Shared inputs
Shared inputs let you define an input once and reuse the exact same configuration across multiple modules and settings. Instead of copying the same select options, color palette, or validation rules into every module that needs them, you define one source of truth and reference it.
When to use shared inputs
Use shared inputs when the same input appears in more than one place and should always behave identically. Common examples:
- a brand color picker with a fixed palette used across many modules
- a CTA style selector (
primary,secondary,ghost) that several modules expose - an alignment toggle (
left,center,right) used in multiple layouts - a category select with a standard list of options
- any input where the options, defaults, or validations are likely to change over time
If you'd otherwise have to update five modules to add one new color or one new option, the input belongs in Shared.
The Shared setting
Every template base has a special, pinned Shared setting at the top of its settings panel — right next to Global.
Inputs you add inside the Shared setting are definitions: they describe the type, options, defaults, validations, hint text, and placeholder text, but they don't render anywhere by themselves. They only show up where they are referenced.
TODO: Add a screenshot of the Shared setting expanded with a few defined inputs (e.g. brand color, CTA style, alignment).
Shared Reference inputs
To use a shared input, add an input of type Shared Reference to any setting (template base or module) and pick which Shared input it points to.

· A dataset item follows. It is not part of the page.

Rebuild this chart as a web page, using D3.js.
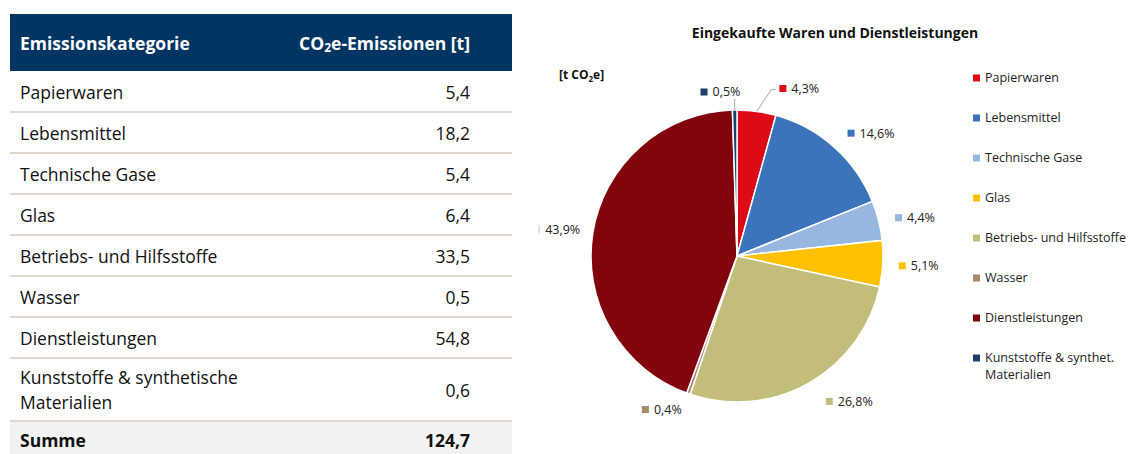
<!DOCTYPE html>
<html><head><meta charset="utf-8">
<script src="https://cdn.jsdelivr.net/npm/d3@7"></script>
<style>body{margin:0;background:#fff}svg{display:block}</style>
</head><body>
<script>
// ---- data ----
const categories = ["Papierwaren","Lebensmittel","Technische Gase","Glas","Betriebs- und Hilfsstoffe","Wasser","Dienstleistungen","Kunststoffe & synthetische Materialien"];
const tableLabels = [["Papierwaren"],["Lebensmittel"],["Technische Gase"],["Glas"],["Betriebs- und Hilfsstoffe"],["Wasser"],["Dienstleistungen"],["Kunststoffe & synthetische","Materialien"]];
const emissions = [5.4,18.2,5.4,6.4,33.5,0.5,54.8,0.6];
const totalLabel = "124,7";
const shares = [4.3,14.6,4.4,5.1,26.8,0.4,43.9,0.5];
const legendLabels = [["Papierwaren"],["Lebensmittel"],["Technische Gase"],["Glas"],["Betriebs- und Hilfsstoffe"],["Wasser"],["Dienstleistungen"],["Kunststoffe & synthet.","Materialien"]];
const colors = ["#DE0A17","#3B74BA","#96B7E0","#FFC000","#C3BD7B","#A7896C","#82040C","#1F3E6E"];

const fmt = v => d3.format(".1f")(v).replace(".", ",");

const W = 1131, H = 454;
const svg = d3.select("body").append("svg").attr("width", W).attr("height", H);
const FONT = "'Open Sans', sans-serif";
const TF = 17.5;

// ---- table ----
const tX0 = 10, tX1 = 512, headTop = 14, headBot = 71;
const rowH = [41,41,41,41,41,41,41,63];
const tbl = svg.append("g").attr("font-family", FONT).attr("fill", "#111");
tbl.append("rect").attr("x", tX0).attr("y", headTop).attr("width", tX1 - tX0).attr("height", headBot - headTop).attr("fill", "#023561");
tbl.append("text").attr("x", 20).attr("y", 44).attr("dy", "0.35em").attr("fill", "#fff").attr("font-weight", "bold").attr("font-size", TF).text("Emissionskategorie");
const ht = tbl.append("text").attr("x", 470).attr("y", 44).attr("dy", "0.35em").attr("text-anchor", "end").attr("fill", "#fff").attr("font-weight", "bold").attr("font-size", TF);
ht.append("tspan").text("CO");
ht.append("tspan").attr("font-size", 12).attr("dy", 2).text("2");
ht.append("tspan").attr("dy", -2).text("e-Emissionen [t]");

let y = headBot;
categories.forEach((c, i) => {
  const h = rowH[i];
  const lines = tableLabels[i];
  const cy = y + h / 2 + 1;
  lines.forEach((ln, j) => {
    tbl.append("text").attr("x", 20).attr("y", cy + (j - (lines.length - 1) / 2) * 25).attr("dy", "0.35em").attr("font-size", TF).attr("fill", "#111").text(ln);
  });
  tbl.append("text").attr("x", 470).attr("y", cy).attr("dy", "0.35em").attr("text-anchor", "end").attr("font-size", TF).attr("fill", "#111").text(fmt(emissions[i]));
  y += h;
  tbl.append("line").attr("x1", tX0).attr("x2", tX1).attr("y1", y).attr("y2", y).attr("stroke", "#D6CBBF").attr("stroke-width", 1.5);
});
tbl.insert("rect", "line").attr("x", tX0).attr("y", y + 1).attr("width", tX1 - tX0).attr("height", H - y).attr("fill", "#F2F2F2");
tbl.append("text").attr("x", 20).attr("y", y + 20).attr("dy", "0.35em").attr("font-weight", "bold").attr("font-size", TF).text("Summe");
tbl.append("text").attr("x", 470).attr("y", y + 20).attr("dy", "0.35em").attr("text-anchor", "end").attr("font-weight", "bold").attr("font-size", TF).text(totalLabel);

// ---- pie chart ----
const chart = svg.append("g").attr("font-family", FONT);
chart.append("text").attr("x", 835).attr("y", 33).attr("dy", "0.35em").attr("text-anchor", "middle").attr("font-weight", "bold").attr("font-size", 14).attr("fill", "#111").text("Eingekaufte Waren und Dienstleistungen");
const unit = chart.append("text").attr("x", 559).attr("y", 75).attr("dy", "0.35em").attr("font-weight", "bold").attr("font-size", 12).attr("fill", "#111");
unit.append("tspan").text("[t CO");
unit.append("tspan").attr("font-size", 8).attr("dy", 3).text("2");
unit.append("tspan").attr("dy", -3).text("e]");

const cx = 737, cy0 = 256, R = 146;
const pie = d3.pie().sort(null).value(d => d);
const arcs = pie(shares);
const arc = d3.arc().innerRadius(0).outerRadius(R);
const g = chart.append("g").attr("transform", `translate(${cx},${cy0})`);
g.selectAll("path").data(arcs).join("path").attr("d", arc).attr("fill", (d, i) => colors[i]).attr("stroke", "#fff").attr("stroke-width", 1.5);

// labels
const labelR = R + 20;
const offsets = [[20,-3],[0,1],[-3,2],[-4,1],[7,1],[0,-3],[7,0],[6,2]];
const leaders = [true,false,false,false,false,false,false,true];
const showKey = [true,true,true,true,true,true,false,true];
const mid = d => (d.startAngle + d.endAngle) / 2;
arcs.forEach((d, i) => {
  const a = mid(d);
  const px = Math.sin(a) * labelR + offsets[i][0];
  const py = -Math.cos(a) * labelR + offsets[i][1];
  const right = Math.sin(a) > 0 && i !== 7;
  const txt = fmt(shares[i]) + "%";
  const lg = g.append("g");
  const t = lg.append("text").attr("y", py).attr("dy", "0.35em").attr("font-size", 12.5).attr("fill", "#222").text(txt);
  const tw = t.node().getComputedTextLength();
  let sqX, tx;
  if (right) { sqX = px; tx = px + 12; }
  else { tx = px - tw; sqX = tx - 12; }
  t.attr("x", tx);
  if (showKey[i]) {
    lg.append("rect").attr("x", sqX).attr("y", py - 3.5).attr("width", 7).attr("height", 7).attr("fill", colors[i]);
  } else {
    g.append("line").attr("x1", tx - 6).attr("x2", tx - 6).attr("y1", py - 4).attr("y2", py + 4).attr("stroke", "#E3B9BE").attr("stroke-width", 1);
  }
  if (leaders[i]) {
    const ex = Math.sin(a) * R, ey = -Math.cos(a) * R;
    if (i === 0) {
      g.append("polyline").attr("points", `${ex},${ey} ${sqX - 8},${py + 1} ${sqX - 4},${py + 1}`).attr("fill", "none").attr("stroke", "#A6A6A6").attr("stroke-width", 1);
    } else {
      g.append("line").attr("x1", ex).attr("y1", ey).attr("x2", ex).attr("y2", py + 7).attr("stroke", "#A6A6A6").attr("stroke-width", 1);
    }
  }
});

// legend
const leg = chart.append("g").attr("font-size", 12.5).attr("fill", "#222");
const legY = d3.scalePoint().domain(d3.range(categories.length)).range([78, 358]);
categories.forEach((c, i) => {
  const ly = legY(i);
  leg.append("rect").attr("x", 973).attr("y", ly - 3.5).attr("width", 7).attr("height", 7).attr("fill", colors[i]);
  legendLabels[i].forEach((ln, j) => {
    leg.append("text").attr("x", 985).attr("y", ly + j * 17).attr("dy", "0.35em").text(ln);
  });
});
</script>
</body></html>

A Shared Reference inherits the source input's structure and behavior:
- input type
- options (for selects, color pickers, etc.)
- default value
- constraints and validations
- hint text
- placeholder text
- editor controls, such as whether an emoji button appears on text inputs
You can configure these fields on the reference itself:
- Name — the label shown in this specific setting
- Key — the key used in Liquid for this specific reference
- Conditional visibility — when this reference should appear in its local setting
- Hint text — helper copy for this specific reference
- Placeholder — example text for this specific reference, available when the shared source input supports placeholders
If you leave hint text or placeholder blank on the reference, Better Email falls back to the values from the Shared definition. That means the same shared input can show up with different local labels and helper copy in different modules without losing its underlying behavior.
<a href="{{ link.url }}" style="background:{{ button.style_color }};">
{{ button.label }}
</a>
Here, style_color is a Shared Reference pointing to the central brand color picker. If the palette changes in the Shared setting, every module that references it updates automatically.
How shared inputs and Global inputs work together
Shared inputs and Global inputs solve different problems:
- Global inputs hold a single value used across the whole email. Marketers set it once on the email itself.
- Shared inputs are reusable input definitions that each module fills in independently.
Use Global when every module should read the same value. Use Shared when every module should expose the same kind of input, but with its own value.
Best practices
- Put any input that appears in more than one place into the Shared setting.
- Keep names of references readable in their local context — they don't have to match the Shared input's name.
- Prefer Shared inputs over duplicated select options; it removes drift over time.
- Use clear keys so referenced values are easy to read in Liquid.
- If a value should be the same across the entire email, use a Global input instead of a Shared one.